As already suggested, this parasitic impulse is not by any means a primitive feature of human society. It does not appear in savage society to-day, any more than do the regular features of civilised society—slavery, robbery, murder, etc. It is essentially a product of “civilisation.” In another particular the social parasite resembles the Sphex in that he rarely fails to provide an abundance of material for the sustenance of his progeny. The only difference between the victim of the Sphex and the victim of the social parasite is that the former is stung in three places and the latter in one—but quite as effectively nevertheless. Despite the beliefs of many of those who claim to have the cause of the workers at heart, an accurate examination of the factors at work reveals the fact that the working class are exploited once, and once only—that is, at the point of production.

Man’s conquest of his environment has made possible a remarkable increase in the productivity of every kind of material wealth. But hand in hand with this development has gone an appalling increase in the differences of prosperity and well-being. This concentration of wealth into the hands of a relatively small section of the human race has meant the demoralisation and degradation of literally millions. It is quite true, as history will testify, that the emphasis upon luxury, idleness and extravagance has been just as demoralising to those who hold the wealth, but such an outcome is only in keeping with a system where slavery is practised.

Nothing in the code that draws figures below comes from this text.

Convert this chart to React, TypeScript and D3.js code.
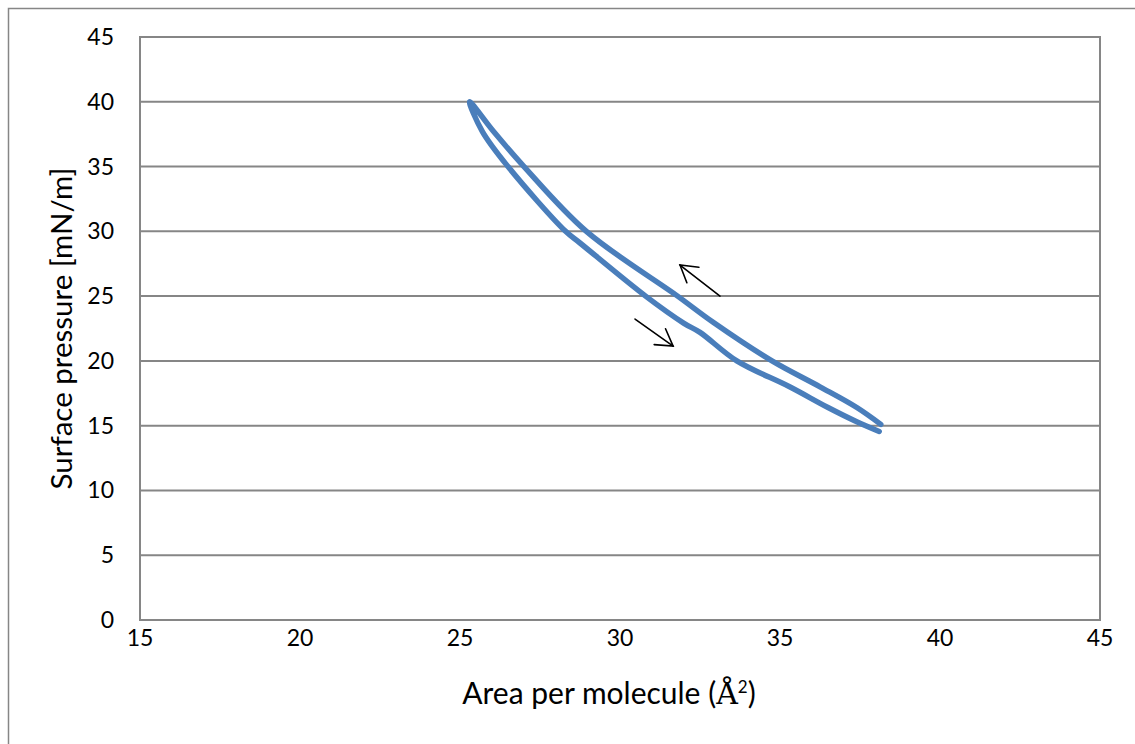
import { useEffect, useRef } from 'react';
import * as d3 from 'd3';

// compression branch (area decreasing, pressure rising)
const areaCompression = [38.15, 37.4, 36.25, 34.75, 32.9, 31.8, 28.95, 27.0, 26.05, 25.3];
const pressureCompression = [15.1, 16.4, 18.0, 20.0, 23.0, 25.0, 30.0, 35.0, 37.7, 40.0];

// expansion branch (area increasing, pressure falling)
const areaExpansion = [25.7, 26.5, 28.3, 28.75, 30.8, 32.0, 32.5, 33.65, 35.3, 36.5, 37.4, 38.1];
const pressureExpansion = [37.7, 35.0, 30.0, 29.1, 25.0, 22.9, 22.2, 20.0, 18.0, 16.4, 15.3, 14.55];

const xTicks = [15, 20, 25, 30, 35, 40, 45];
const yTicks = [0, 5, 10, 15, 20, 25, 30, 35, 40, 45];

// direction arrows, tail -> head, in data units
const arrowTail = [[33.125, 25.0], [30.47, 23.23]];
const arrowHead = [[31.875, 27.4], [31.66, 21.14]];

const FONT = 'Lato, "Open Sans", sans-serif';
const GRID = '#868686';

const App = () => {
  const svgRef = useRef<SVGSVGElement | null>(null);

  useEffect(() => {
    if (!svgRef.current) return;
    const svg = d3.select(svgRef.current);
    svg.selectAll('*').remove();

    const x = d3.scaleLinear().domain([15, 45]).range([140, 1100]);
    const y = d3.scaleLinear().domain([0, 45]).range([620, 37]);

    // outer chart frame (runs past the window on right/bottom)
    svg.append('rect')
      .attr('x', 8.5).attr('y', 8.5)
      .attr('width', 1200).attr('height', 800)
      .attr('fill', 'white')
      .attr('stroke', GRID)
      .attr('stroke-width', 1.5);

    // horizontal gridlines
    svg.append('g')
      .selectAll('line')
      .data(yTicks)
      .enter()
      .append('line')
      .attr('x1', x(15)).attr('x2', x(45))
      .attr('y1', d => y(d)).attr('y2', d => y(d))
      .attr('stroke', GRID)
      .attr('stroke-width', 2);

    // plot area box
    svg.append('rect')
      .attr('x', x(15)).attr('y', y(45))
      .attr('width', x(45) - x(15)).attr('height', y(0) - y(45))
      .attr('fill', 'none')
      .attr('stroke', GRID)
      .attr('stroke-width', 2);

    // tick labels
    svg.append('g')
      .selectAll('text')
      .data(xTicks)
      .enter()
      .append('text')
      .attr('x', d => x(d))
      .attr('y', 646)
      .attr('text-anchor', 'middle')
      .style('font-family', FONT)
      .style('font-size', '23px')
      .attr('fill', '#000')
      .text(d => d);

    svg.append('g')
      .selectAll('text')
      .data(yTicks)
      .enter()
      .append('text')
      .attr('x', 114)
      .attr('y', d => y(d) + 8)
      .attr('text-anchor', 'end')
      .style('font-family', FONT)
      .style('font-size', '23px')
      .attr('fill', '#000')
      .text(d => d);

    // axis titles
    const xt = svg.append('text')
      .attr('x', 609).attr('y', 704)
      .attr('text-anchor', 'middle')
      .style('font-family', FONT)
      .style('font-size', '30px')
      .attr('fill', '#000');
    xt.append('tspan').text('Area per molecule (');
    xt.append('tspan').style('font-family', '"DejaVu Serif", serif').text('Å');
    xt.append('tspan').style('font-size', '17px').attr('dy', -11).text('2');
    xt.append('tspan').attr('dy', 11).text(')');

    svg.append('text')
      .attr('transform', `translate(72, ${(y(0) + y(45)) / 2}) rotate(-90)`)
      .attr('text-anchor', 'middle')
      .style('font-family', FONT)
      .style('font-size', '29.5px')
      .attr('fill', '#000')
      .text('Surface pressure [mN/m]');

    // isotherm cycle
    const pts: [number, number][] = [
      ...areaCompression.map((a, i) => [a, pressureCompression[i]] as [number, number]),
      ...areaExpansion.map((a, i) => [a, pressureExpansion[i]] as [number, number]),
    ];
    const line = d3.line<[number, number]>()
      .x(d => x(d[0]))
      .y(d => y(d[1]))
      .curve(d3.curveCatmullRom.alpha(0.5));

    svg.append('path')
      .attr('d', line(pts))
      .attr('fill', 'none')
      .attr('stroke', '#4A7EBB')
      .attr('stroke-width', 5.5)
      .attr('stroke-linecap', 'round')
      .attr('stroke-linejoin', 'round');

    // arrows
    const armLen = 19;
    const armAng = (31 * Math.PI) / 180;
    arrowTail.forEach((t, i) => {
      const h = arrowHead[i];
      const x0 = x(t[0]), y0 = y(t[1]);
      const x1 = x(h[0]), y1 = y(h[1]);
      const back = Math.atan2(y0 - y1, x0 - x1);
      const g = svg.append('g')
        .attr('stroke', '#000')
        .attr('stroke-width', 1.6)
        .attr('fill', 'none')
        .attr('stroke-linecap', 'round');
      g.append('line').attr('x1', x0).attr('y1', y0).attr('x2', x1).attr('y2', y1);
      g.append('path').attr('d',
        `M${x1 + armLen * Math.cos(back + armAng)},${y1 + armLen * Math.sin(back + armAng)}` +
        `L${x1},${y1}` +
        `L${x1 + armLen * Math.cos(back - armAng)},${y1 + armLen * Math.sin(back - armAng)}`);
    });
  }, []);

  return (
    <svg
      ref={svgRef}
      width={1135}
      height={744}
      style={{ position: 'absolute', left: 0, top: 0, display: 'block' }}
    />
  );
};

export default App;
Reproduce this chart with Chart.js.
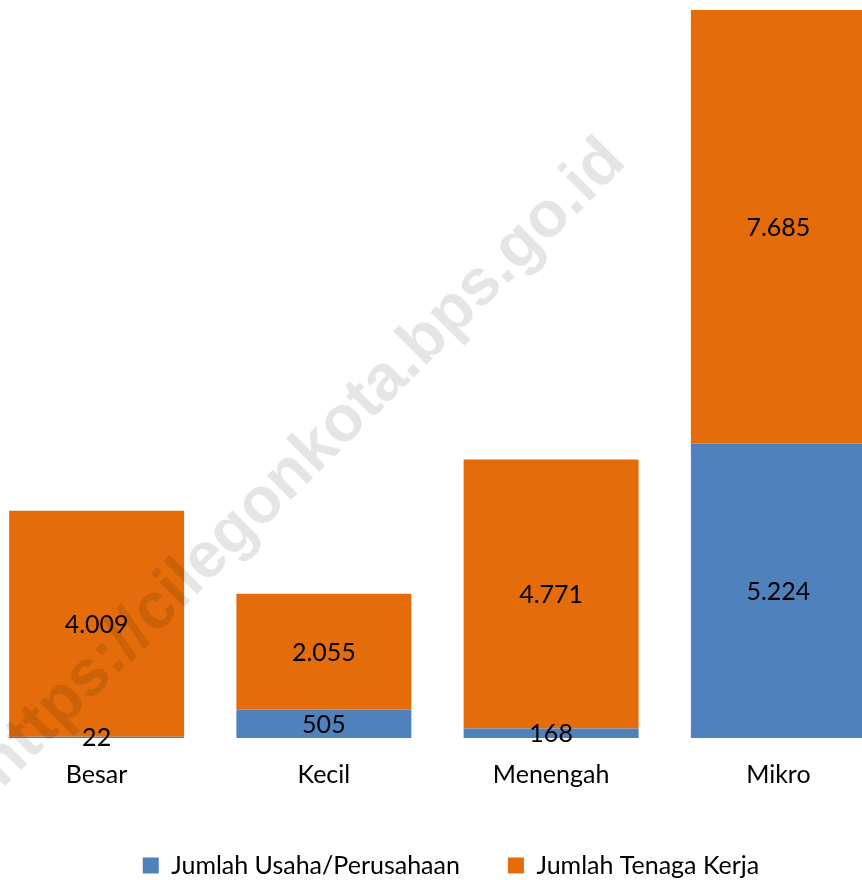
<!DOCTYPE html>
<html>
<head>
<meta charset="utf-8">
<script src="https://cdn.jsdelivr.net/npm/chart.js@4.4.0/dist/chart.umd.min.js"></script>
<style>
  html, body { margin: 0; padding: 0; background: #fff; overflow: hidden; width: 862px; height: 880px; }
  #wrap { position: absolute; left: -17px; top: 0; }
</style>
</head>
<body>
<div id="wrap"><canvas id="chart" width="936" height="888"></canvas></div>
<script>
// data
const categories = ['Besar', 'Kecil', 'Menengah', 'Mikro'];
const usahaValues = [22, 505, 168, 5224];
const tenagaKerjaValues = [4009, 2055, 4771, 7685];
const seriesNames = ['Jumlah Usaha/Perusahaan', 'Jumlah Tenaga Kerja'];
const watermarkText = 'https://cilegonkota.bps.go.id';

const FONT = 'Lato, Carlito, Calibri, sans-serif';

// the plot is cut right at the top of the tallest stack
const yMax = Math.max(...categories.map((c, i) => usahaValues[i] + tenagaKerjaValues[i]));

function fmt(v) {
    return String(v).replace(/\B(?=(\d{3})+(?!\d))/g, '.');
}

// watermark + value labels in the middle of each segment
const labelPlugin = {
    id: 'segmentLabels',
    afterDatasetsDraw(chart) {
        const ctx = chart.ctx;
        ctx.save();
        ctx.translate(19, 789);
        ctx.rotate(-Math.PI / 4);
        ctx.font = 'bold 65px "Liberation Sans", Arial, sans-serif';
        ctx.fillStyle = 'rgba(0,0,0,0.1)';
        ctx.textAlign = 'left';
        ctx.textBaseline = 'alphabetic';
        ctx.fillText(watermarkText, 0, 0);
        ctx.restore();

        ctx.save();
        ctx.font = '25px ' + FONT;
        ctx.fillStyle = '#000';
        ctx.textAlign = 'center';
        ctx.textBaseline = 'middle';
        chart.data.datasets.forEach((ds, di) => {
            chart.getDatasetMeta(di).data.forEach((bar, i) => {
                ctx.fillText(fmt(ds.data[i]), bar.x, (bar.y + bar.base) / 2 + 1);
            });
        });
        ctx.restore();
    }
};

new Chart(document.getElementById('chart'), {
    type: 'bar',
    data: {
        labels: categories,
        datasets: [
            { label: seriesNames[0], data: usahaValues, backgroundColor: '#4F81BD', borderWidth: 0 },
            { label: seriesNames[1], data: tenagaKerjaValues, backgroundColor: '#E46C0A', borderWidth: 0 }
        ]
    },
    options: {
        responsive: false,
        animation: false,
        devicePixelRatio: 1,
        barPercentage: 0.77,
        categoryPercentage: 1,
        layout: { padding: { top: 10, left: 0, right: 0, bottom: 0 } },
        scales: {
            x: {
                stacked: true,
                grid: { display: false },
                border: { display: false },
                ticks: { color: '#000', font: { family: FONT, size: 25 }, padding: 14 },
                afterFit(scale) { scale.height = 67; }
            },
            y: {
                stacked: true,
                position: 'right',
                min: 0,
                max: yMax,
                grid: { display: false },
                border: { display: false },
                ticks: { display: false },
                afterFit(scale) { scale.width = 27; }
            }
        },
        plugins: {
            legend: {
                position: 'bottom',
                labels: {
                    boxWidth: 16,
                    boxHeight: 16,
                    padding: 48,
                    color: '#000',
                    font: { family: FONT, size: 25 }
                }
            },
            tooltip: { enabled: false }
        }
    },
    plugins: [labelPlugin]
});
</script>
</body>
</html>
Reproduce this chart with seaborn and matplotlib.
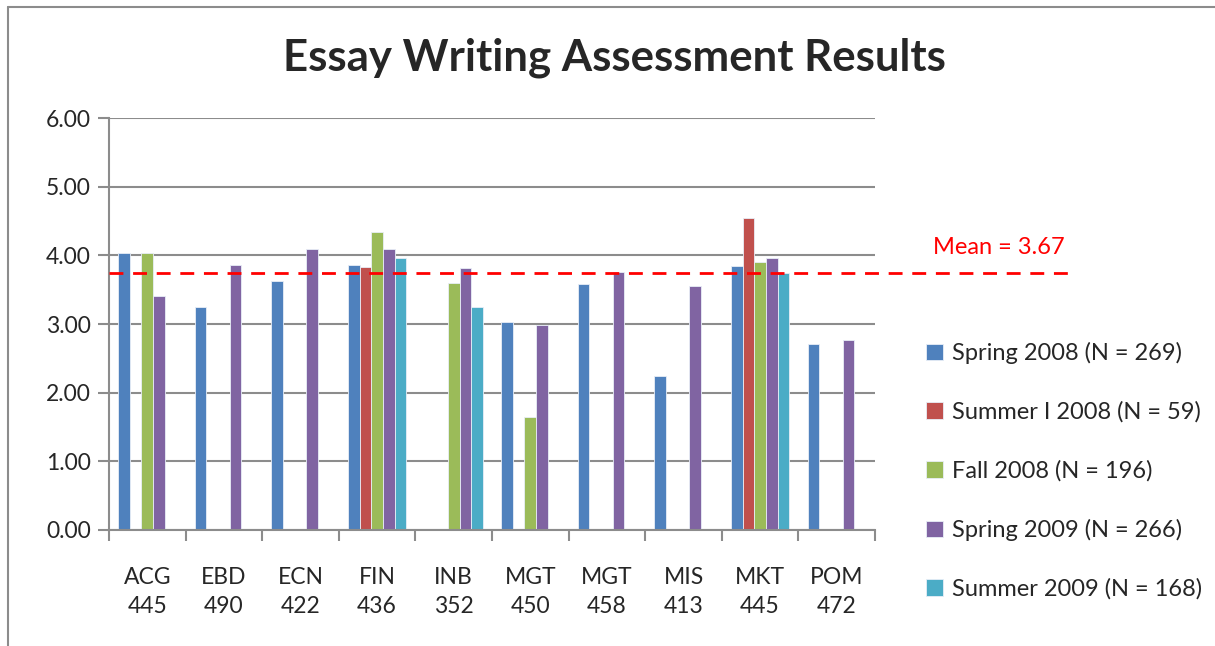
import numpy as np
import pandas as pd
import seaborn as sns
import matplotlib.pyplot as plt
from matplotlib.lines import Line2D
from matplotlib.ticker import FormatStrFormatter

COURSES = ['ACG\n445', 'EBD\n490', 'ECN\n422', 'FIN\n436', 'INB\n352',
           'MGT\n450', 'MGT\n458', 'MIS\n413', 'MKT\n445', 'POM\n472']
TERMS = ['Spring 2008 (N = 269)', 'Summer I 2008 (N = 59)',
         'Fall 2008 (N = 196)', 'Spring 2009 (N = 266)',
         'Summer 2009 (N = 168)']
nan = np.nan
spring08 = [4.03, 3.25, 3.62, 3.86, nan, 3.03, 3.58, 2.25, 3.84, 2.71]
summer08 = [nan, nan, nan, 3.83, nan, nan, nan, nan, 4.55, nan]
fall08 = [4.03, nan, nan, 4.34, 3.59, 1.65, nan, nan, 3.90, nan]
spring09 = [3.41, 3.86, 4.09, 4.09, 3.81, 2.99, 3.76, 3.56, 3.96, 2.77]
summer09 = [nan, nan, nan, 3.96, 3.25, nan, nan, nan, 3.75, nan]
MEAN_LINE = 3.75
MEAN_LABEL = 'Mean = 3.67'

COLORS = ['#4F81BD', '#C0504D', '#9BBB59', '#8064A2', '#4BACC6']
GRID = '#8c8c8c'


def build_df():
    rows = []
    for term, vals in zip(TERMS, [spring08, summer08, fall08, spring09, summer09]):
        for course, v in zip(COURSES, vals):
            rows.append({'course': course, 'term': term, 'score': v})
    return pd.DataFrame(rows)


def main():
    sns.set_style('white')
    plt.rcParams['font.family'] = ['Lato', 'DejaVu Sans']
    df = build_df()

    W, H = 1215, 646
    fig = plt.figure(figsize=(W / 100, H / 100), dpi=100)
    # outer chart border (left + top only visible)
    fig.add_artist(Line2D([8 / W, 8 / W], [0, 1 - 7 / H], color=GRID, lw=1.5))
    fig.add_artist(Line2D([8 / W, 1], [1 - 7 / H, 1 - 7 / H], color=GRID, lw=1.5))

    ax = fig.add_axes([109 / W, 1 - 530 / H, (875 - 109) / W, (530 - 118) / H])
    sns.barplot(data=df, x='course', y='score', hue='term', order=COURSES,
                hue_order=TERMS, palette=COLORS, width=0.76, ax=ax,
                saturation=1, edgecolor='#e8eef7', linewidth=0.6,
                errorbar=None)

    ax.set_ylim(0, 6)
    ax.set_xlim(-0.5, len(COURSES) - 0.5)
    ax.set_yticks(np.arange(0, 7, 1))
    ax.yaxis.set_major_formatter(FormatStrFormatter('%.2f'))
    ax.yaxis.grid(True, color=GRID, lw=1.5)
    ax.set_axisbelow(True)
    for s in ['top', 'right']:
        ax.spines[s].set_visible(False)
    for s in ['left', 'bottom']:
        ax.spines[s].set_color(GRID)
        ax.spines[s].set_linewidth(1.5)
    ax.tick_params(axis='y', left=True, length=8, width=1.5, color=GRID,
                   labelsize=16.5, pad=5)
    ax.set_xticks(np.arange(-0.5, len(COURSES), 1), minor=True)
    ax.tick_params(axis='x', which='minor', bottom=True, length=8, width=1.5,
                   color=GRID)
    ax.tick_params(axis='x', which='major', length=0, labelsize=16.5, pad=27)
    for lab in ax.get_xticklabels():
        lab.set_linespacing(1.45)
    ax.set_xlabel('')
    ax.set_ylabel('')

    # dashed mean line runs past the plot area into the legend column
    ax.plot([-0.5, len(COURSES) - 0.5 + 2.6], [MEAN_LINE] * 2,
            color='red', ls=(0, (5, 3.5)), lw=2, clip_on=False, zorder=5)
    fig.text(933 / W, 1 - 248 / H, MEAN_LABEL, color='red', fontsize=17,
             va='center', ha='left')

    fig.text(614 / W, 1 - 58 / H, 'Essay Writing Assessment Results',
             fontsize=31.5, fontweight='bold', ha='center', va='center')

    handles, labels = ax.get_legend_handles_labels()
    ax.legend(handles, labels, loc='upper left',
              bbox_to_anchor=(926 / W, 1 - 342 / H),
              bbox_transform=fig.transFigure, frameon=False, fontsize=17,
              handlelength=0.7, handleheight=0.7, handletextpad=0.4,
              labelspacing=1.58, borderaxespad=0, borderpad=0)

    plt.savefig('out.png', dpi=100)


if __name__ == '__main__':
    main()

Degeneration is the natural corollary of a parasitic mode of life.

All sorts of remedies are forthcoming whenever the question of the extermination of organic parasites arises. Even the individual whom we are trying to reach will instantly produce a remedy for the elimination of parasites on the physical body when required, but appears to be at a loss, even if cognisant of its existence, when it comes to the question of eliminating parasites on the body politic. Hence the Socialist Party of Great Britain.